World Building 101
+ what we bookmarked this week
Housekeeping
Hello friends. We have a nice roundup for you today. This week, Clayton surveys the best coffee packaging on the internet while Oren dives into the expert playbook for brands using personalities to build on social media.
QUICK NOTE: We are dropping our 2025 Best of Branding Awards next month, where we unpack the best products, retail, collabs, etc. from this year. This is the 3rd year we’re doing this and it’s always a lot of fun to curate what we enjoyed the most.

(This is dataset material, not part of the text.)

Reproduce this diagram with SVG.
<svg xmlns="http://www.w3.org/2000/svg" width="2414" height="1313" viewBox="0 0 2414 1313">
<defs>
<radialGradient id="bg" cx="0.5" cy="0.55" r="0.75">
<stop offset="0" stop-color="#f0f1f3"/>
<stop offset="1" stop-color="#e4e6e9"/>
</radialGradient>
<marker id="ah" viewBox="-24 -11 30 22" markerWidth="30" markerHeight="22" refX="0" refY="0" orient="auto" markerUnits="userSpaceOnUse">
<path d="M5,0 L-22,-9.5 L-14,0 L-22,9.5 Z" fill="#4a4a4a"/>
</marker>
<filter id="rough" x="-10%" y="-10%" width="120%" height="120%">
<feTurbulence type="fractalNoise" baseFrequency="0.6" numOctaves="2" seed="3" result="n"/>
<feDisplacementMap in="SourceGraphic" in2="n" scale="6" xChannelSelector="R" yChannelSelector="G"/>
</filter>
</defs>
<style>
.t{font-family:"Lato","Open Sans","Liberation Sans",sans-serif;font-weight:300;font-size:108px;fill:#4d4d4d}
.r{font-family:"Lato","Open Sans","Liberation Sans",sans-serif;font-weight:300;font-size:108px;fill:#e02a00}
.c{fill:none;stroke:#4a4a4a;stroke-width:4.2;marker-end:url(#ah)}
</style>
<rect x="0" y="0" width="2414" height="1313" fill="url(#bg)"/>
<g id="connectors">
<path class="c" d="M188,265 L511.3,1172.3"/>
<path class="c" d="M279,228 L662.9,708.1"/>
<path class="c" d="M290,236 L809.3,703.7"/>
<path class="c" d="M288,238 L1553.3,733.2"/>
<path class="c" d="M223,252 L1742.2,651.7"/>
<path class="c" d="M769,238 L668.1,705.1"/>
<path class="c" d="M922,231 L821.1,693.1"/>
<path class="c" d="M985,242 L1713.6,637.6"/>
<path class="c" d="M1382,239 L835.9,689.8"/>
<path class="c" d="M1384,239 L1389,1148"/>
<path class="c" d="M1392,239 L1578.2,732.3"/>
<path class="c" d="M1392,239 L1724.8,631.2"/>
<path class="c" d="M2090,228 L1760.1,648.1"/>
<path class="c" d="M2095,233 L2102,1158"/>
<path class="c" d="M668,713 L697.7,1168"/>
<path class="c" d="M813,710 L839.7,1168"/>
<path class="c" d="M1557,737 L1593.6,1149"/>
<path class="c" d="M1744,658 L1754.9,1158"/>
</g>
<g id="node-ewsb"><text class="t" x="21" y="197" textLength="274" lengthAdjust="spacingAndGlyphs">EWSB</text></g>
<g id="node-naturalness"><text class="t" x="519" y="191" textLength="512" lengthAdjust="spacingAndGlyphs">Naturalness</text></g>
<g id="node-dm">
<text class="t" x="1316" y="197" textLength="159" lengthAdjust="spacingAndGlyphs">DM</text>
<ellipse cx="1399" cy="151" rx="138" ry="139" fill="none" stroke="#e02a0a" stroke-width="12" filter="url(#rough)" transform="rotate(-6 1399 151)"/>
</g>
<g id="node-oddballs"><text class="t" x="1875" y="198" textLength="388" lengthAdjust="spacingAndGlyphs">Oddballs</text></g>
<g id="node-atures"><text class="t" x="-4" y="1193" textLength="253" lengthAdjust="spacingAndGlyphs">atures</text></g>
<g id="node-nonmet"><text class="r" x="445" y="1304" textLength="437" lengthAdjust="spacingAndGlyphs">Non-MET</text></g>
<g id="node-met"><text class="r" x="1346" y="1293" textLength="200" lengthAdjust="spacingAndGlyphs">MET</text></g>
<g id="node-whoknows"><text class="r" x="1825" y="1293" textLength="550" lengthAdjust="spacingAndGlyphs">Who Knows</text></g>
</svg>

If you have anything you think should be included in this, leave a comment and state your case!
World Building 101
This week, we’re dropping Episode 3 of our series with Air, where we dive into the nuances of world-building and explain how brands can think about creating extensions of what they do beyond just “product” or seasonal collections.
We chat with our friends at Niwaki in London to discuss how they brought the world of Japanese Gardening to life through curation and proper brand strategy. Then we hang out with Brand Director Flora from Appear Here to discuss how brands can use retail to deliver an on-brand experience, unpacking the costs, strategy, and who does brick-and-mortar well.
Last, we hit the double-decker bus over to Hackney for a visit at Knees Up, a running store and café, to discuss how they’ve built a real community around a physical space.
Our goal with these videos is to create a real-life look at how real brands are building in the real world, and not just online.
How to use your campaign budgets
Love the way House of Errors launched their latest collection with a series of static scenes featuring new production tied to a different action.
It’s simple, but it works. There’s something charming about the low-stakes experimentation of it all, the kind of creativity you can pull off with a few props, a bit of curiosity, and a willingness to throw spaghetti at the wall.
If you’re open to digging through eBay or Craigslist, you can easily pull something like this together for surprisingly little.
It’s a reminder that art direction doesn’t always require big budgets.
But if you’re interested in creating some structure and consistency around the shoots you do, here are a few ideas to consider.
How to factor in consistent shoots:
You can’t build a high-performing content strategy by winging it. Pulling things together ad hoc will eventually break down.
What works is having a clear cadence… a rhythm of prep, shoot, publish, and repeat.
Every shoot is an opportunity to build a library of assets that will fuel content across multiple channels.
The most successful brands treat this as a repeatable process: they prep intentionally, execute efficiently, and extract learnings to improve the next round.
The ideal frequency:
Every two weeks is a solid pace for most teams. It keeps things fresh, responsive, and iterative.
Once a month works better for teams with longer approval timelines or higher production value needs.
The actual cadence will depend on your bandwidth, but consistency matters more than frequency.
Set a budget, and use it wisely
You don’t need a huge budget, but you do need a dedicated one. Even $100 can get you started with props or a location fee. What matters is having a clear allocation tied to each shoot.
Typical budget categories include:
Talent - on-camera or behind-the-scenes support
Props - items that enhance the visual narrative
Gear - equipment rentals or upgrades
Location - renting or securing unique backdrops
Creative - any design, scripting, or editing needs
A tale of two communities
A few weeks ago we talked about KITH Ivy: a new hospitality project that marks the brand’s first members-only club in New York. It’s an ambitious move that makes sense for KITH’s world: refined, exclusive, aspirational.
But on the other side of the Atlantic, Nike and Palace just unveiled something that couldn’t feel more different.
They’ve opened Manor Place, which is a free, six-day-a-week community hub in South London built to celebrate sport, creativity, and culture.
Originally constructed in 1895, the historic venue has been reimagined as a multifunctional playground that fuses Palace’s skate roots with Nike’s sporting legacy. The result is part skatepark, part football arena, part creative studio designed to empower London’s next generation.
Inside, the space splits into three zones: The Park and The Cage (a polished concrete skatepark and underground football court), The Front Room (a gallery and pop-up space for local artists), and The Residency (a studio program offering six emerging creatives free space each year). It’s thoughtful, tangible community-building.
As Palace co-founder Lev Tanju put it:
“At the start we just wanted to create a space for the community – something about skateboarding, sport and hanging out. Nike was the only brand that could help make it happen.”
And that’s the key difference.
KITH’s $36,000 annual membership fee creates belonging through access, a luxury play for those who can afford to buy in. Nike and Palace, on the other hand, are creating belonging through participation. This is an open invitation for anyone to show up, create, and play.
In a world where “community” often means paywall, Manor Place feels like a return to what the word should mean: something built for everyone.